Q2: Comparison with Y!LDA:
As agreed by R4, the speed difference is brought by model difference: CTM extracts both topics and their correlation structure, whereas LDA only addresses the topic extraction task. Moreover, even having comparable perplexity as LDA, CTM is an important & challenging model, for which no scalable algorithms have been reported or carefully evaluated. Our work potentially makes CTM (and models built on it) applicable to large-scale applications.

Q3: Details about parallel implementation (MapReduce):
We're sorry for the confusion of MapReduce and will add more explanations. Basically, MapReduce doesn't refer to Hadoop/Google-MapReduce packages; instead, we mean the divide-conquer-reduce parallelization concept. In our case, it is implemented by IntelMPI with fully in-memory computation.
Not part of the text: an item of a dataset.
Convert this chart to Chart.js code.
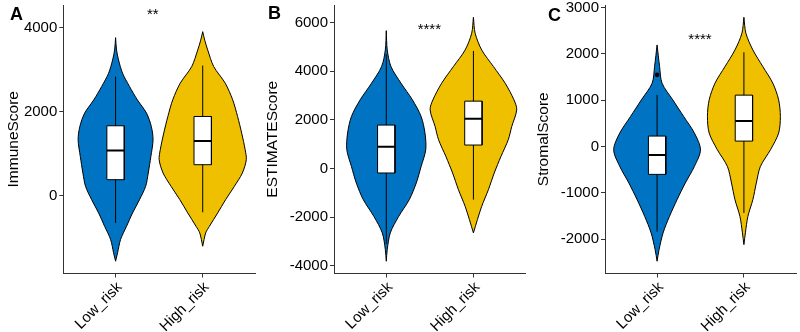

The parallelization strategy of CTM is twofold: 1) sample topic assignments and other local variables using the state-of-the-art asynchronous framework of Y!LDA; 2) sample global variables (\mu, \Sigma) from NIW using the above MapReduce procedures. Empirically, the NIW sampler (including MapReduce communication & computation) costs ~10% of the time (e.g., <20 seconds per iteration when K=500 on the 6M Wiki data), which is acceptable. Our scalability experiment (Sec 5.4) also shows that the overhead doesn't hurt system performance much. But since the overhead could be higher for larger clusters, developing a sophisticated asynchronous NIW sampler composes our future work.